È superfluo ricordare che il maestro e modello di preghiera della comunità cristiana è stato Gesù e qui potremmo ricordare le diverse testimonianze evangeliche di Gesù in preghiera da solo, nei diversi momenti della giornata e della sua esistenza. Come ogni pio ebreo, di certo Gesù ha pregato 3 volte al giorno lo Shemà, la preghiera ebraica per eccellenza: «Ascolta Israele il Signore è il nostro Dio, il Signore è uno solo» (composta da 3 brani Dt 6, 4-9; 11, 13-21 e Nm 15, 37-41). Sappiamo che Gesù di buon mattino si ritirava in luoghi deserti a pregare oppure che, venuta la notte se ne stava tutto solo sul monte a pregare. Prima di scegliere i Dodici passò tutta la notte in preghiera... e non è possibile citare tutti i momenti di svolta in cui ha pregato, come la preghiera al Getsemani, ecc. Tutte queste testimonianze le conosciamo bene e non mi soffermo. Ricordo solo la risposta di Gesù ai discepoli che gli chiedevano d’insegnar loro a pregare: quando pregate dite «Padre nostro» - e per noi questa è la preghiera assolutamente tipica! Da quanto detto finora mi sembra risulti chiara l’importanza della preghiera personale e comunitaria, l’una non si dà senza l’altra. Di più: un sano equilibrio fra le due è garanzia di una profonda vita di fede.

Note al testo

[1] Sempre a proposito di scuola di comunione, Benedetto alla fine del Prologo della RB, recita: «Dobbiamo dunque costituire una scuola del servizio del Signore. E nel costituirla speriamo di non prescrivere nulla di aspro, nulla di pesante. Ma se, per giuste ragioni, si dovrà pur introdurre qualcosa di più duro per correggere i vizi o custodire la carità, non ti lasciar prendere subito dallo sgomento così da abbandonare la via della salvezza, in cui non si può entrare senza passare attraverso uno stretto inizio. Avanzando però nell’esercizio della virtù e della fede, il cuore si dilata e, con indicibile soavità di amore, si corre nella via dei precetti divini» RB, Pr 45-50. E al penultimo capitolo della RB lui, esperto di umanità, della fatica a trascrivere nel quotidiano l’ideale della koinonía, recita: «I monaci devono esercitare lo zelo buono con ferventissimo amore, cioè si prevengano l’un l’altro nel rendersi onore; sopportino con somma pazienza le proprie miserie fisiche e morali... nulla assolutamente antepongano a Cristo, il quale ci conduca tutti insieme alla vita eterna» RB 72, 3-5. 11-12.
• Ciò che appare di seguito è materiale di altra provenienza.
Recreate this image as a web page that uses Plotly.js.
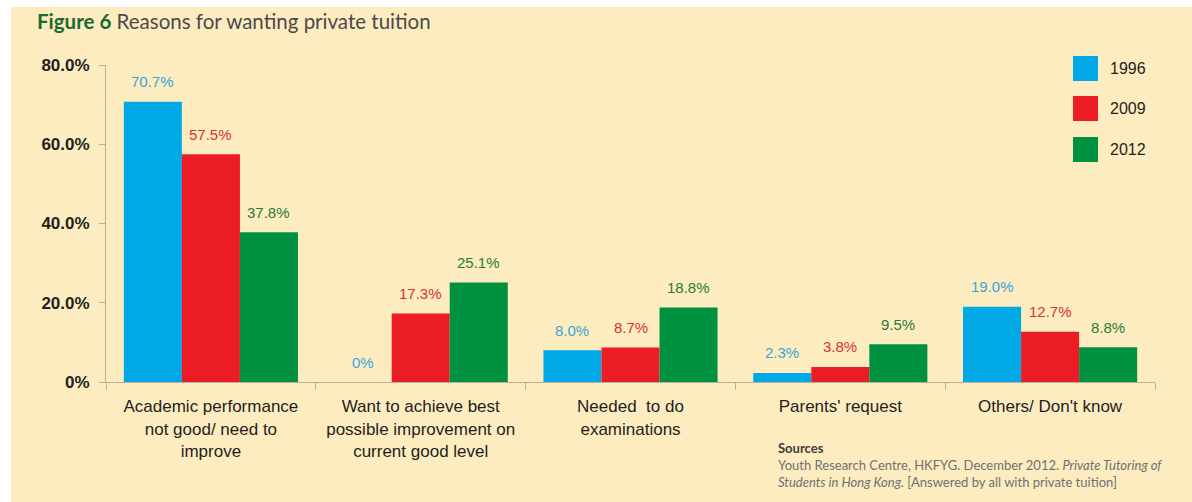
<!DOCTYPE html>
<html>
<head>
<meta charset="utf-8">
<script src="https://cdn.plot.ly/plotly-3.0.1.min.js"></script>
<style>
  html, body { margin: 0; padding: 0; background: #ffffff; }
  #bg { position: absolute; left: 11px; top: 7px; right: 0; bottom: 0; background: #fdecc0; }
  #chart { position: absolute; left: 0; top: 0; width: 1192px; height: 502px; }
</style>
</head>
<body>
<div id="bg"></div>
<div id="chart"></div>
<script>
// ---- data ----
const categories = [
  "Academic performance<br>not good/ need to<br>improve",
  "Want to achieve best<br>possible improvement on<br>current good level",
  "Needed  to do<br>examinations",
  "Parents' request",
  "Others/ Don't know"
];
const seriesNames = ["1996", "2009", "2012"];
const values1996 = [70.7, 0, 8.0, 2.3, 19.0];
const values2009 = [57.5, 17.3, 8.7, 3.8, 12.7];
const values2012 = [37.8, 25.1, 18.8, 9.5, 8.8];
const yTickVals = [0, 20, 40, 60, 80];
const yTickText = ["0%", "20.0%", "40.0%", "60.0%", "80.0%"];

// ---- style ----
const barColors = ["#00a9e6", "#ec1c24", "#009140"];
const labelColors = ["#3aa5d8", "#d93236", "#2a7a3a"];
const axisColor = "#b9b09c";
const textDark = "#231f20";

const W = 1192, H = 502;
const M = { l: 106, r: 37, t: 65, b: 120 };
const plotW = W - M.l - M.r, plotH = H - M.t - M.b;
const bargap = 0.17;
const catW = plotW / categories.length;
const barPx = catW * (1 - bargap) / 3;
const px2x = px => (px - M.l) / plotW;
const py2y = py => (H - M.b - py) / plotH;

const allValues = [values1996, values2009, values2012];

const traces = allValues.map((vals, i) => ({
  type: "bar",
  name: seriesNames[i],
  x: categories,
  y: vals,
  marker: { color: barColors[i], line: { width: 0 } },
  hoverinfo: "skip",
  showlegend: false
}));

const fmt = v => (v === 0 ? "0%" : v.toFixed(1) + "%");

const annotations = [];
allValues.forEach((vals, i) => {
  vals.forEach((v, k) => {
    annotations.push({
      x: categories[k], y: v, xref: "x", yref: "y",
      text: fmt(v), showarrow: false,
      xshift: (i - 1) * barPx, yshift: 20,
      yanchor: "middle", xanchor: "center",
      font: { family: "Liberation Sans, Arial, sans-serif", size: 15, color: labelColors[i] }
    });
  });
});

// legend (custom squares)
const legendTop = [56, 96, 137];
const shapes = [];
seriesNames.forEach((n, i) => {
  shapes.push({
    type: "rect", xref: "paper", yref: "paper",
    x0: px2x(1073), x1: px2x(1098),
    y0: py2y(legendTop[i]), y1: py2y(legendTop[i] + 25),
    fillcolor: barColors[i], line: { width: 0 }
  });
  annotations.push({
    xref: "paper", yref: "paper",
    x: px2x(1108), y: py2y(legendTop[i] + 12.5),
    xanchor: "left", yanchor: "middle", showarrow: false,
    text: n,
    font: { family: "Liberation Sans, Arial, sans-serif", size: 16, color: textDark }
  });
});

// sources
annotations.push({
  xref: "paper", yref: "paper",
  x: px2x(776), y: py2y(438),
  xanchor: "left", yanchor: "top", align: "left", showarrow: false,
  text: "<b><span style='color:#3c3c3c'>Sources</span></b><br>Youth Research Centre, HKFYG. December 2012. <i>Private Tutoring of</i><br><i>Students in Hong Kong.</i> [Answered by all with private tuition]",
  font: { family: "Lato, Open Sans, sans-serif", size: 13, color: "#707070" }
});

const layout = {
  width: W, height: H,
  margin: M,
  paper_bgcolor: "rgba(0,0,0,0)",
  plot_bgcolor: "rgba(0,0,0,0)",
  barmode: "group",
  bargap: bargap,
  bargroupgap: 0,
  title: {
    text: "<b><span style='color:#1b6a34'>Figure 6</span></b> Reasons for wanting private tuition",
    x: 37 / W, xref: "container", xanchor: "left",
    y: 1 - 22 / H, yref: "container", yanchor: "middle",
    font: { family: "Lato, Open Sans, sans-serif", size: 20.5, color: "#4a4a4a" }
  },
  xaxis: {
    type: "category",
    showline: true, linecolor: axisColor, linewidth: 1,
    ticks: "outside", tickson: "boundaries", ticklen: 7, tickcolor: axisColor, tickwidth: 1,
    showgrid: false, zeroline: false,
    ticklabelstandoff: 9,
    tickfont: { family: "Liberation Sans, Arial, sans-serif", size: 17, color: textDark }
  },
  yaxis: {
    range: [0, 80],
    showline: true, linecolor: axisColor, linewidth: 1,
    ticks: "outside", ticklen: 6, tickcolor: axisColor,
    tickvals: yTickVals, ticktext: yTickText,
    showgrid: false, zeroline: false,
    ticklabelstandoff: 6,
    tickfont: { family: "Liberation Sans, Arial, sans-serif", size: 17, color: textDark, weight: "bold" }
  },
  annotations: annotations,
  shapes: shapes,
  showlegend: false
};

Plotly.newPlot("chart", traces, layout, { displayModeBar: false, staticPlot: true });
</script>
</body>
</html>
[2] Nella Lettera enciclica Deus caritas est  del sacramento dell’Eucarestia Papa Benedetto sottolinea: «Il Dio incarnato ci attrae tutti a sé. Da ciò si comprende come agape sia ora diventata anche un nome dell’Eucarestia: in essa l’agape di Dio viene a noi corporalmente per continuare il suo operare in noi e attraverso di noi» n. 14.